--- start AVAILABLE DATA ---
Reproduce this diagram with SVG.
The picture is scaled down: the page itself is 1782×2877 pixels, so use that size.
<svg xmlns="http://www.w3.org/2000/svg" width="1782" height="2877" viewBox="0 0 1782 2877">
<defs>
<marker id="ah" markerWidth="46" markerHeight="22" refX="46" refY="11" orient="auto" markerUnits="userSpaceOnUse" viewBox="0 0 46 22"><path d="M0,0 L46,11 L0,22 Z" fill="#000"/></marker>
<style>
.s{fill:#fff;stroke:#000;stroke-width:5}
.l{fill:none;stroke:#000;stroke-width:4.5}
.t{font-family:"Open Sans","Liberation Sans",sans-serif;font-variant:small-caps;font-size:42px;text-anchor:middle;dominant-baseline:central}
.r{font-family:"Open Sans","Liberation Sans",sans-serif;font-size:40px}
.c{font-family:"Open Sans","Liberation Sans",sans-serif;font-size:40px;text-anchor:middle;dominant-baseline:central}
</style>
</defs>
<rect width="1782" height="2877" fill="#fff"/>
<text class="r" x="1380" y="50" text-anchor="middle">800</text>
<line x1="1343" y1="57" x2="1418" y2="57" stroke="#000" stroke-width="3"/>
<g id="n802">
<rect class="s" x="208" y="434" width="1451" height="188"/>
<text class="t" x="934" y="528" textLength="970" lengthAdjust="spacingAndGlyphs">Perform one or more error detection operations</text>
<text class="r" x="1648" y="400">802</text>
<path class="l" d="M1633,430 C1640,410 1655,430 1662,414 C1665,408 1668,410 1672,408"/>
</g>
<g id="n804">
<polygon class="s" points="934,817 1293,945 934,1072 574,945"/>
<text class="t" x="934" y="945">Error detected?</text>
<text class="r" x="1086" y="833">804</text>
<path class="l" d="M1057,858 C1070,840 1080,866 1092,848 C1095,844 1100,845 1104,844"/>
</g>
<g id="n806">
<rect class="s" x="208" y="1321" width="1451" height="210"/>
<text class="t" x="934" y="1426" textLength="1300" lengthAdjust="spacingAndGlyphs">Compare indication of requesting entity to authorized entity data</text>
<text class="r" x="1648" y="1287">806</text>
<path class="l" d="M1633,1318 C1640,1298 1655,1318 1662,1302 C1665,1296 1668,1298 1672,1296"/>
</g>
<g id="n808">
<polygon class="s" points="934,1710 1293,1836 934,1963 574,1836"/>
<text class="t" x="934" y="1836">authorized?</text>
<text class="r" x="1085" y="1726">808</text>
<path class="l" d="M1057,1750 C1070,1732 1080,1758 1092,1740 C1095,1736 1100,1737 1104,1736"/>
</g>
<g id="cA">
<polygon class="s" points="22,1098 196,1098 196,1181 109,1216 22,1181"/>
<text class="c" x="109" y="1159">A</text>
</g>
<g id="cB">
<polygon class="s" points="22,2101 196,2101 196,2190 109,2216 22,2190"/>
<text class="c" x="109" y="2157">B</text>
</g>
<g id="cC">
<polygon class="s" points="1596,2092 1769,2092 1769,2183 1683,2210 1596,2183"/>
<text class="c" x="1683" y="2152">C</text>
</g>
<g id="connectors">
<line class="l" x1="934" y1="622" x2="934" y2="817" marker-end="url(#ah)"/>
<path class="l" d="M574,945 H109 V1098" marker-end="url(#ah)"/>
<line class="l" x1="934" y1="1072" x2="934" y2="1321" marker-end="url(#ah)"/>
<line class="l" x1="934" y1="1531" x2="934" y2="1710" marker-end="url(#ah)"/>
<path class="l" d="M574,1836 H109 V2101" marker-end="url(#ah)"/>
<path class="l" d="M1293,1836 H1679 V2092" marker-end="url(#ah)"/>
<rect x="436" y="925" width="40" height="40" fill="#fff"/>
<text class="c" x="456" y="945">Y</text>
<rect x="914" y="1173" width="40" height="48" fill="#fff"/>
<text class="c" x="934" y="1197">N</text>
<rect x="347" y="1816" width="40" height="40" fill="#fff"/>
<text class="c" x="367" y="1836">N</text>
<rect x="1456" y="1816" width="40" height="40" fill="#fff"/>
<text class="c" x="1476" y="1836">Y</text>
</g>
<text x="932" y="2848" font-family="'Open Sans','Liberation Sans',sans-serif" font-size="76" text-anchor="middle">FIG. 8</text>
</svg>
--- end AVAILABLE DATA ---
* **STATED GOAL**
The listing above should be transcribed in full, exactly as written.

* **RESULT BELOW**
Reproduce this diagram with SVG.
The picture is scaled down: the page itself is 1782×2877 pixels, so use that size.
<svg xmlns="http://www.w3.org/2000/svg" width="1782" height="2877" viewBox="0 0 1782 2877">
<defs>
<marker id="ah" markerWidth="46" markerHeight="22" refX="46" refY="11" orient="auto" markerUnits="userSpaceOnUse" viewBox="0 0 46 22"><path d="M0,0 L46,11 L0,22 Z" fill="#000"/></marker>
<style>
.s{fill:#fff;stroke:#000;stroke-width:5}
.l{fill:none;stroke:#000;stroke-width:4.5}
.t{font-family:"Open Sans","Liberation Sans",sans-serif;font-variant:small-caps;font-size:42px;text-anchor:middle;dominant-baseline:central}
.r{font-family:"Open Sans","Liberation Sans",sans-serif;font-size:40px}
.c{font-family:"Open Sans","Liberation Sans",sans-serif;font-size:40px;text-anchor:middle;dominant-baseline:central}
</style>
</defs>
<rect width="1782" height="2877" fill="#fff"/>
<text class="r" x="1380" y="50" text-anchor="middle">800</text>
<line x1="1343" y1="57" x2="1418" y2="57" stroke="#000" stroke-width="3"/>
<g id="n802">
<rect class="s" x="208" y="434" width="1451" height="188"/>
<text class="t" x="934" y="528" textLength="970" lengthAdjust="spacingAndGlyphs">Perform one or more error detection operations</text>
<text class="r" x="1648" y="400">802</text>
<path class="l" d="M1633,430 C1640,410 1655,430 1662,414 C1665,408 1668,410 1672,408"/>
</g>
<g id="n804">
<polygon class="s" points="934,817 1293,945 934,1072 574,945"/>
<text class="t" x="934" y="945">Error detected?</text>
<text class="r" x="1086" y="833">804</text>
<path class="l" d="M1057,858 C1070,840 1080,866 1092,848 C1095,844 1100,845 1104,844"/>
</g>
<g id="n806">
<rect class="s" x="208" y="1321" width="1451" height="210"/>
<text class="t" x="934" y="1426" textLength="1300" lengthAdjust="spacingAndGlyphs">Compare indication of requesting entity to authorized entity data</text>
<text class="r" x="1648" y="1287">806</text>
<path class="l" d="M1633,1318 C1640,1298 1655,1318 1662,1302 C1665,1296 1668,1298 1672,1296"/>
</g>
<g id="n808">
<polygon class="s" points="934,1710 1293,1836 934,1963 574,1836"/>
<text class="t" x="934" y="1836">authorized?</text>
<text class="r" x="1085" y="1726">808</text>
<path class="l" d="M1057,1750 C1070,1732 1080,1758 1092,1740 C1095,1736 1100,1737 1104,1736"/>
</g>
<g id="cA">
<polygon class="s" points="22,1098 196,1098 196,1181 109,1216 22,1181"/>
<text class="c" x="109" y="1159">A</text>
</g>
<g id="cB">
<polygon class="s" points="22,2101 196,2101 196,2190 109,2216 22,2190"/>
<text class="c" x="109" y="2157">B</text>
</g>
<g id="cC">
<polygon class="s" points="1596,2092 1769,2092 1769,2183 1683,2210 1596,2183"/>
<text class="c" x="1683" y="2152">C</text>
</g>
<g id="connectors">
<line class="l" x1="934" y1="622" x2="934" y2="817" marker-end="url(#ah)"/>
<path class="l" d="M574,945 H109 V1098" marker-end="url(#ah)"/>
<line class="l" x1="934" y1="1072" x2="934" y2="1321" marker-end="url(#ah)"/>
<line class="l" x1="934" y1="1531" x2="934" y2="1710" marker-end="url(#ah)"/>
<path class="l" d="M574,1836 H109 V2101" marker-end="url(#ah)"/>
<path class="l" d="M1293,1836 H1679 V2092" marker-end="url(#ah)"/>
<rect x="436" y="925" width="40" height="40" fill="#fff"/>
<text class="c" x="456" y="945">Y</text>
<rect x="914" y="1173" width="40" height="48" fill="#fff"/>
<text class="c" x="934" y="1197">N</text>
<rect x="347" y="1816" width="40" height="40" fill="#fff"/>
<text class="c" x="367" y="1836">N</text>
<rect x="1456" y="1816" width="40" height="40" fill="#fff"/>
<text class="c" x="1476" y="1836">Y</text>
</g>
<text x="932" y="2848" font-family="'Open Sans','Liberation Sans',sans-serif" font-size="76" text-anchor="middle">FIG. 8</text>
</svg>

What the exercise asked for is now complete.